──────── RECORD EXTRACTS ────────

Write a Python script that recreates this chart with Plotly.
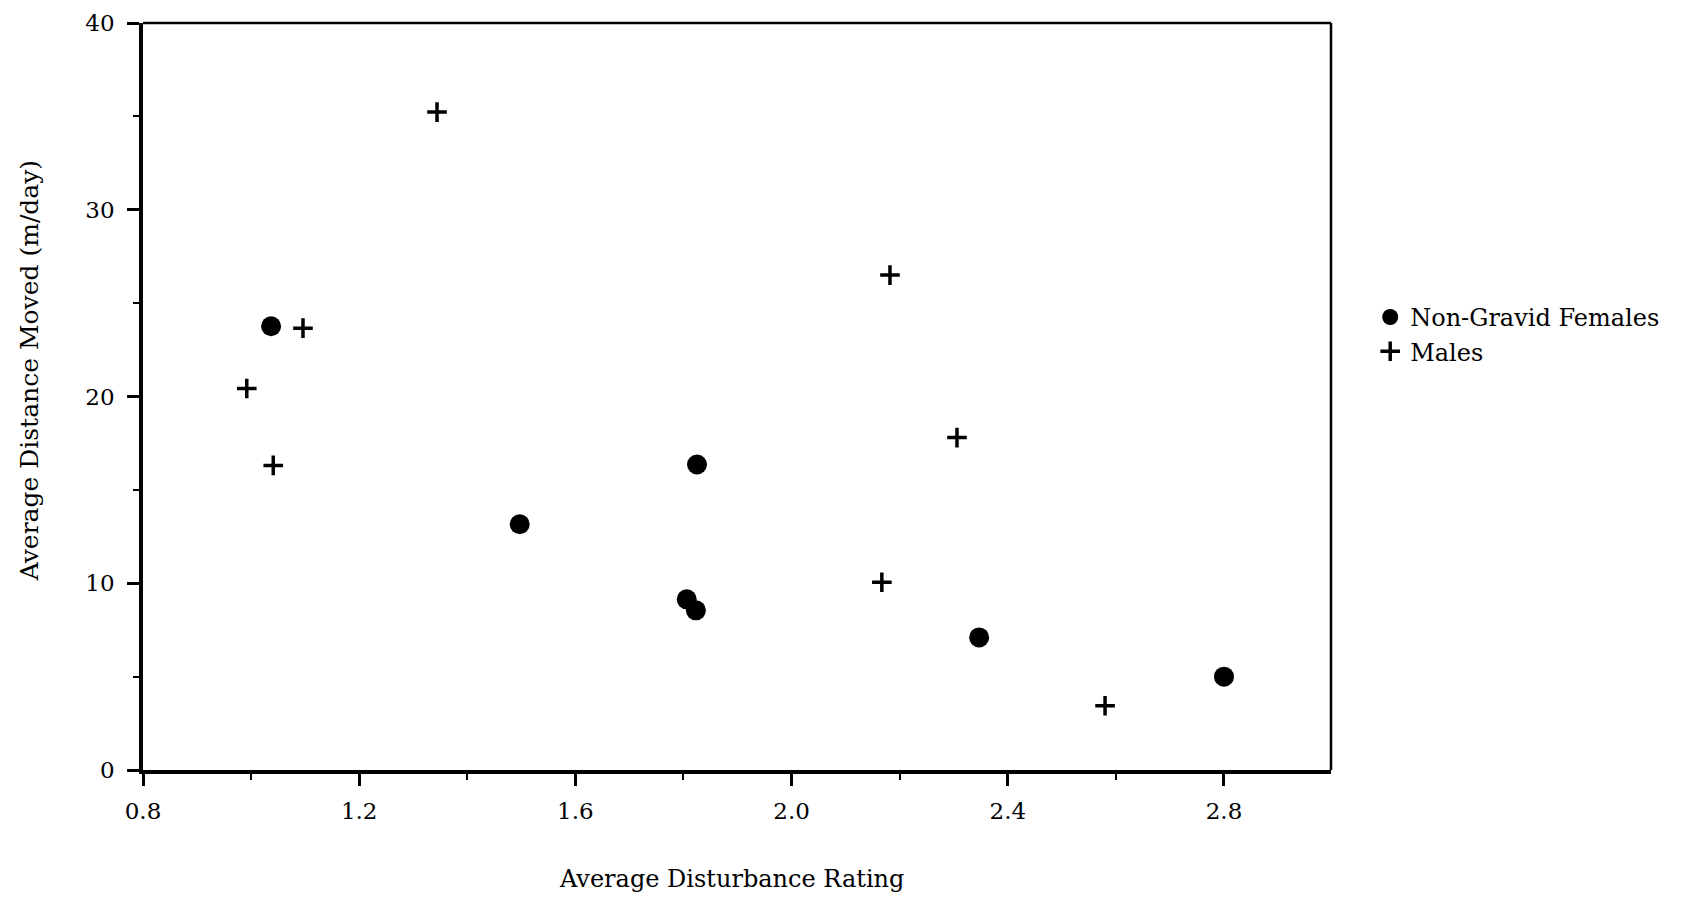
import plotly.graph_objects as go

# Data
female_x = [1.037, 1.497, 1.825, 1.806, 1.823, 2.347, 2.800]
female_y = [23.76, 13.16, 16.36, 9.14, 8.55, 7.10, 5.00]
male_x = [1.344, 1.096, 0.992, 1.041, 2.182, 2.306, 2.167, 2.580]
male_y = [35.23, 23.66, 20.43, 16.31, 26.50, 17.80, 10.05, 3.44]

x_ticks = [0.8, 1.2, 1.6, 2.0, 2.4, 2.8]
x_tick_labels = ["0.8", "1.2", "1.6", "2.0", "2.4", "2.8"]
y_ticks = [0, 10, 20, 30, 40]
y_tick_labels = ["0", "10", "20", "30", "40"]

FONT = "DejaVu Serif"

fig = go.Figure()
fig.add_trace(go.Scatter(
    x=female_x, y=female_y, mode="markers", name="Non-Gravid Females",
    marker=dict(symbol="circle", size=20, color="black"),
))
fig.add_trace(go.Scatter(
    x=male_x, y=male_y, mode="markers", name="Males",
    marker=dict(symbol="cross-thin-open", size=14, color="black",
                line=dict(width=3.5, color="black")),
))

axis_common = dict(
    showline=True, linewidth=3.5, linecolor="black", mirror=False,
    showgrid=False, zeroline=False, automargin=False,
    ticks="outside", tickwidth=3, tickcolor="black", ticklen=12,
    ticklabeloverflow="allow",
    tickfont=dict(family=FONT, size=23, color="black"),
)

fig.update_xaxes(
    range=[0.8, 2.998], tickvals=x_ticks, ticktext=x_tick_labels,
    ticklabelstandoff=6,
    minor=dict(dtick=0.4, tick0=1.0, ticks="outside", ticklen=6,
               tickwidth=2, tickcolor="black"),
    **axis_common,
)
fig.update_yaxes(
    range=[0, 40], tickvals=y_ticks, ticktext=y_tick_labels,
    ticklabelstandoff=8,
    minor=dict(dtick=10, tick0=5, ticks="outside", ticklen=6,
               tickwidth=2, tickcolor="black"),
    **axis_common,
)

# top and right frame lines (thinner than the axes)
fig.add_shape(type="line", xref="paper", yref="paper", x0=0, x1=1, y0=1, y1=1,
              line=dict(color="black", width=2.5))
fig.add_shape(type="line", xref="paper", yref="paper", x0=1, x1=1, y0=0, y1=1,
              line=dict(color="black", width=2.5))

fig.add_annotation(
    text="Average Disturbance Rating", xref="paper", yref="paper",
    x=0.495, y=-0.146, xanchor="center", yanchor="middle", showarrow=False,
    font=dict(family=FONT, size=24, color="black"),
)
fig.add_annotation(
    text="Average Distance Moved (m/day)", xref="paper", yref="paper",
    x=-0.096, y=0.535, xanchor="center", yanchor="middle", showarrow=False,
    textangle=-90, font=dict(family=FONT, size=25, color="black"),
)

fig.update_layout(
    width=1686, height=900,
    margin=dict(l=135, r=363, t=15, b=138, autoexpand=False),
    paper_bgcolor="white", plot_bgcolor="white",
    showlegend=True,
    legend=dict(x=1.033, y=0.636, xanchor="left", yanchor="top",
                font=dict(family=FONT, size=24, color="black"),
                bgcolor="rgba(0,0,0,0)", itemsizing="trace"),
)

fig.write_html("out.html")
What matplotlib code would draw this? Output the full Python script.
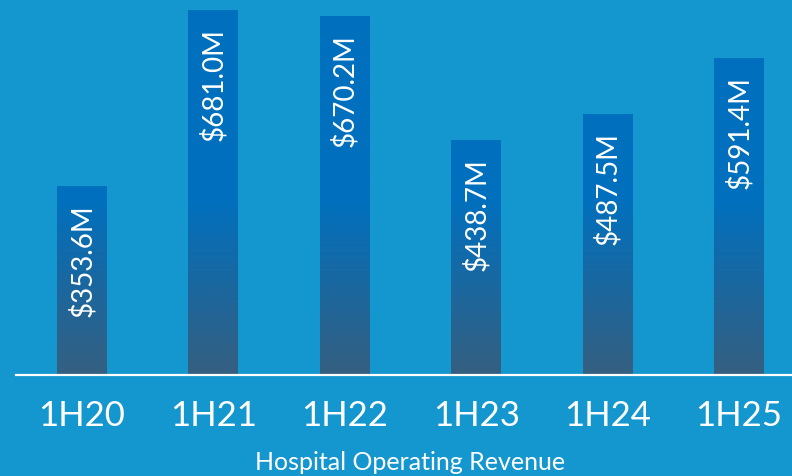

────────

GOAL OF THE EXERCISE: Copy each line exactly, and leave the pictures out of your copy.

RESULT OF THIS TASK:
Write a Python script that recreates this chart with Plotly.
import plotly.graph_objects as go

# Data
female_x = [1.037, 1.497, 1.825, 1.806, 1.823, 2.347, 2.800]
female_y = [23.76, 13.16, 16.36, 9.14, 8.55, 7.10, 5.00]
male_x = [1.344, 1.096, 0.992, 1.041, 2.182, 2.306, 2.167, 2.580]
male_y = [35.23, 23.66, 20.43, 16.31, 26.50, 17.80, 10.05, 3.44]

x_ticks = [0.8, 1.2, 1.6, 2.0, 2.4, 2.8]
x_tick_labels = ["0.8", "1.2", "1.6", "2.0", "2.4", "2.8"]
y_ticks = [0, 10, 20, 30, 40]
y_tick_labels = ["0", "10", "20", "30", "40"]

FONT = "DejaVu Serif"

fig = go.Figure()
fig.add_trace(go.Scatter(
    x=female_x, y=female_y, mode="markers", name="Non-Gravid Females",
    marker=dict(symbol="circle", size=20, color="black"),
))
fig.add_trace(go.Scatter(
    x=male_x, y=male_y, mode="markers", name="Males",
    marker=dict(symbol="cross-thin-open", size=14, color="black",
                line=dict(width=3.5, color="black")),
))

axis_common = dict(
    showline=True, linewidth=3.5, linecolor="black", mirror=False,
    showgrid=False, zeroline=False, automargin=False,
    ticks="outside", tickwidth=3, tickcolor="black", ticklen=12,
    ticklabeloverflow="allow",
    tickfont=dict(family=FONT, size=23, color="black"),
)

fig.update_xaxes(
    range=[0.8, 2.998], tickvals=x_ticks, ticktext=x_tick_labels,
    ticklabelstandoff=6,
    minor=dict(dtick=0.4, tick0=1.0, ticks="outside", ticklen=6,
               tickwidth=2, tickcolor="black"),
    **axis_common,
)
fig.update_yaxes(
    range=[0, 40], tickvals=y_ticks, ticktext=y_tick_labels,
    ticklabelstandoff=8,
    minor=dict(dtick=10, tick0=5, ticks="outside", ticklen=6,
               tickwidth=2, tickcolor="black"),
    **axis_common,
)

# top and right frame lines (thinner than the axes)
fig.add_shape(type="line", xref="paper", yref="paper", x0=0, x1=1, y0=1, y1=1,
              line=dict(color="black", width=2.5))
fig.add_shape(type="line", xref="paper", yref="paper", x0=1, x1=1, y0=0, y1=1,
              line=dict(color="black", width=2.5))

fig.add_annotation(
    text="Average Disturbance Rating", xref="paper", yref="paper",
    x=0.495, y=-0.146, xanchor="center", yanchor="middle", showarrow=False,
    font=dict(family=FONT, size=24, color="black"),
)
fig.add_annotation(
    text="Average Distance Moved (m/day)", xref="paper", yref="paper",
    x=-0.096, y=0.535, xanchor="center", yanchor="middle", showarrow=False,
    textangle=-90, font=dict(family=FONT, size=25, color="black"),
)

fig.update_layout(
    width=1686, height=900,
    margin=dict(l=135, r=363, t=15, b=138, autoexpand=False),
    paper_bgcolor="white", plot_bgcolor="white",
    showlegend=True,
    legend=dict(x=1.033, y=0.636, xanchor="left", yanchor="top",
                font=dict(family=FONT, size=24, color="black"),
                bgcolor="rgba(0,0,0,0)", itemsizing="trace"),
)

fig.write_html("out.html")
What matplotlib code would draw this? Output the full Python script.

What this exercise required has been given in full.